From the listing below, pull out every line where the string "with" appears.

::: Dataset extract

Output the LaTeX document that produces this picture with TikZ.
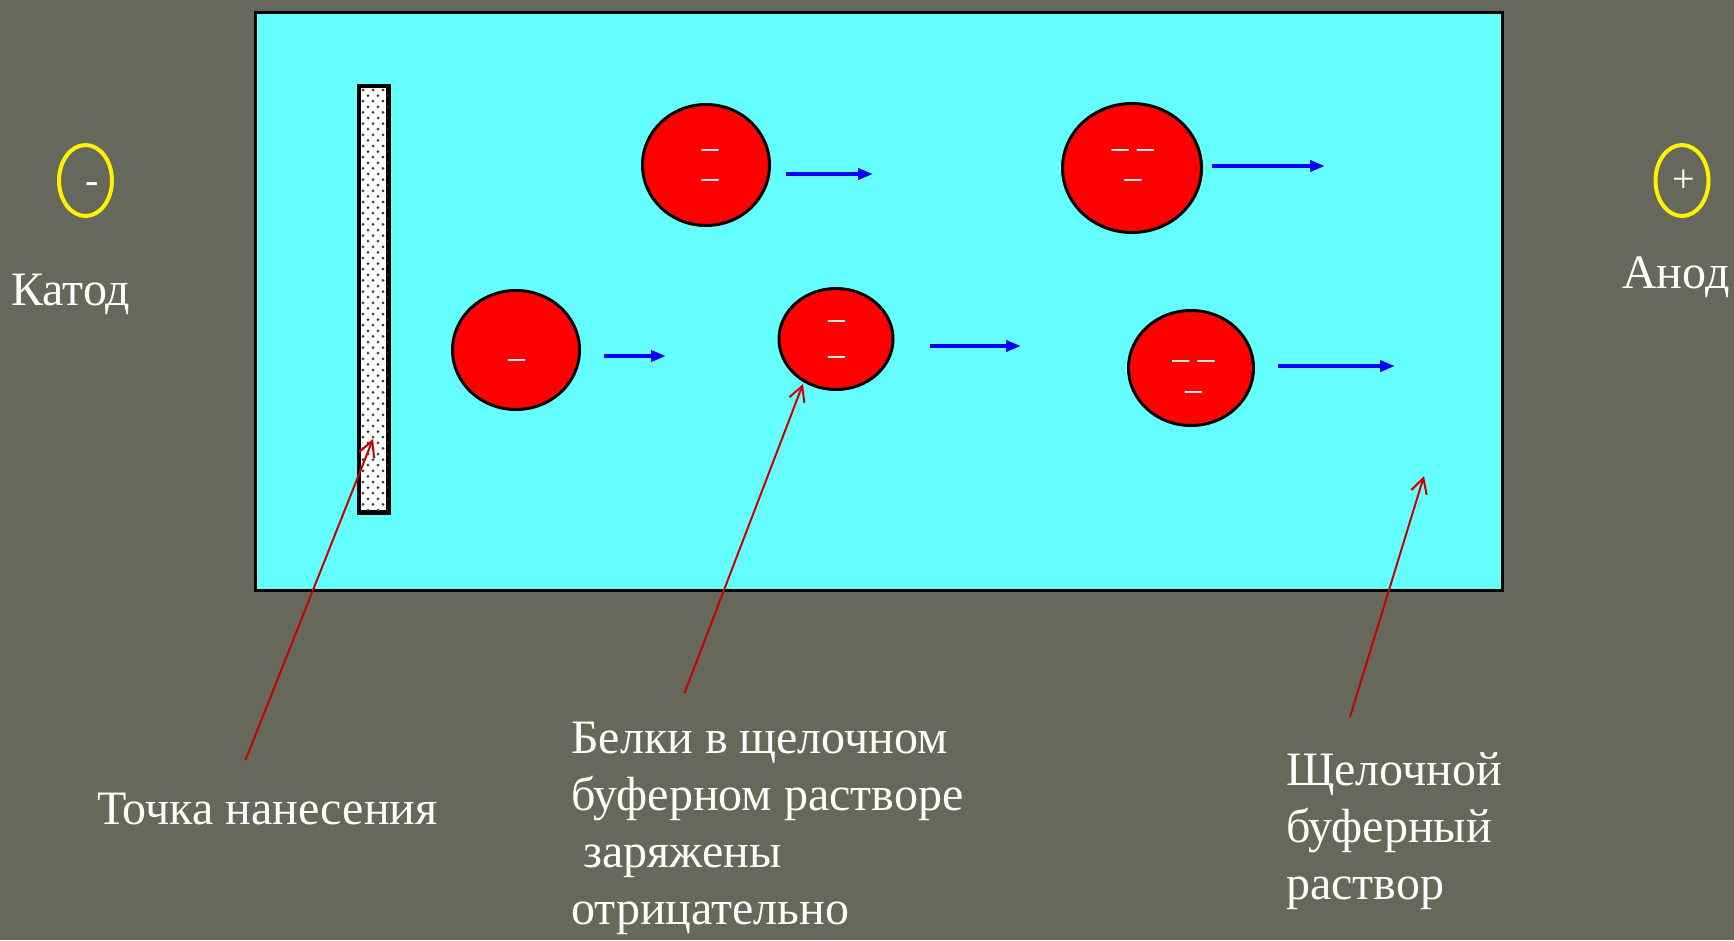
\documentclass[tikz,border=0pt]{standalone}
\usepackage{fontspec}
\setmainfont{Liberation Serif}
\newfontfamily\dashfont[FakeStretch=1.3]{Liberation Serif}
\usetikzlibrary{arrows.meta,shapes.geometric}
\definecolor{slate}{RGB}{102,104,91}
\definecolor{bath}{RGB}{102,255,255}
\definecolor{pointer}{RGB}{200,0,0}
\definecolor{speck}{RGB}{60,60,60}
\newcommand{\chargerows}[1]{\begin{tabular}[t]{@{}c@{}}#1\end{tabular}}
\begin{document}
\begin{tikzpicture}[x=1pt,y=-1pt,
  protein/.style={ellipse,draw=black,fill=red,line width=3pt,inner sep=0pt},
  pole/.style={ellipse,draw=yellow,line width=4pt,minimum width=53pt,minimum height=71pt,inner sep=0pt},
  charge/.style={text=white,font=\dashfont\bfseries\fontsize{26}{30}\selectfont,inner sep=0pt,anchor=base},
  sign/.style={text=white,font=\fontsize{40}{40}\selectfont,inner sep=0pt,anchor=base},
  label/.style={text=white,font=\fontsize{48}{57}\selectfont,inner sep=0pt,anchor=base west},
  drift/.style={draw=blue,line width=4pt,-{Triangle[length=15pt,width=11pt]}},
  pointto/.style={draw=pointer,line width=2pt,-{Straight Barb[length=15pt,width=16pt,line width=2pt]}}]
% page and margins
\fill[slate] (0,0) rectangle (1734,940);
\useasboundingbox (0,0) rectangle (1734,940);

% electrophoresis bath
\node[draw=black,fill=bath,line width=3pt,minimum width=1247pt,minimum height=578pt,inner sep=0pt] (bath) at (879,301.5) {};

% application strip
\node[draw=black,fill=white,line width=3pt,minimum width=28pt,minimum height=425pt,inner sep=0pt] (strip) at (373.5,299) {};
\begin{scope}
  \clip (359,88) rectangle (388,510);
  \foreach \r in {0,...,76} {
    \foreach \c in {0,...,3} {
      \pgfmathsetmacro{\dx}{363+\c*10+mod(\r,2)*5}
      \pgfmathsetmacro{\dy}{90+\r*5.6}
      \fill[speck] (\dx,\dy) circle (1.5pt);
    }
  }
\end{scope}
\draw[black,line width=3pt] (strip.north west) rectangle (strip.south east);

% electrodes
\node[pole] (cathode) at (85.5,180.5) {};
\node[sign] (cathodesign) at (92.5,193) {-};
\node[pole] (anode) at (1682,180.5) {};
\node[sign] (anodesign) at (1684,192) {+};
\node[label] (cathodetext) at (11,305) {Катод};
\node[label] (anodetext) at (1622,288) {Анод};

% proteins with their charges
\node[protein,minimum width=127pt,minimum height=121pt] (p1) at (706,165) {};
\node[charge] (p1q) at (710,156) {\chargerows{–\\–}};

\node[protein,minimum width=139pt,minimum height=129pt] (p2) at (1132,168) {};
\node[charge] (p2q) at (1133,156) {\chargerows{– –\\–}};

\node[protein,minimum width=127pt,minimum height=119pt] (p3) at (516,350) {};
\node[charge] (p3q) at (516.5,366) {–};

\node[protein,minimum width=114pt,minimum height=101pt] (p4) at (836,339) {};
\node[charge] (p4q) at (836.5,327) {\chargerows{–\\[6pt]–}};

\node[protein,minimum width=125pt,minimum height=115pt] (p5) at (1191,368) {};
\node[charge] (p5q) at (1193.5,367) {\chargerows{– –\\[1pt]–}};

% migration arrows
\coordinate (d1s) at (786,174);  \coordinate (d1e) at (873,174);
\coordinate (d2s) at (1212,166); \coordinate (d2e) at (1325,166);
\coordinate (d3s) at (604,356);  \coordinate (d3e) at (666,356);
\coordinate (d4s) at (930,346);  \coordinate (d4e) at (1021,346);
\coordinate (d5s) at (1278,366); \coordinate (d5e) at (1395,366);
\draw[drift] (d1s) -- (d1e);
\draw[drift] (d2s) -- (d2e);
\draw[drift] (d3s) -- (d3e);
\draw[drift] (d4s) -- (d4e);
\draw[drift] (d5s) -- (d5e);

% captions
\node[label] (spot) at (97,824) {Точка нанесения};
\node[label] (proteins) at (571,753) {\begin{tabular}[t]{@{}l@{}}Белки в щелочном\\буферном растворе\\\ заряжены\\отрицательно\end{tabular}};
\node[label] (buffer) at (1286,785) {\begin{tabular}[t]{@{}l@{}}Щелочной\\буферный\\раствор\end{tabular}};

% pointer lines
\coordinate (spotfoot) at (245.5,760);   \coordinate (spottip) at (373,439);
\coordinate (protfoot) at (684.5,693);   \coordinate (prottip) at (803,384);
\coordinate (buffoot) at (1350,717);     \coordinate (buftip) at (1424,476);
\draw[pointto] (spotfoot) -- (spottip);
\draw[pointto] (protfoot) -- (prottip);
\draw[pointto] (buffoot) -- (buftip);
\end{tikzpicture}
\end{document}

::::::

Exercise response:
Output the LaTeX document that produces this picture with TikZ.
% proteins with their charges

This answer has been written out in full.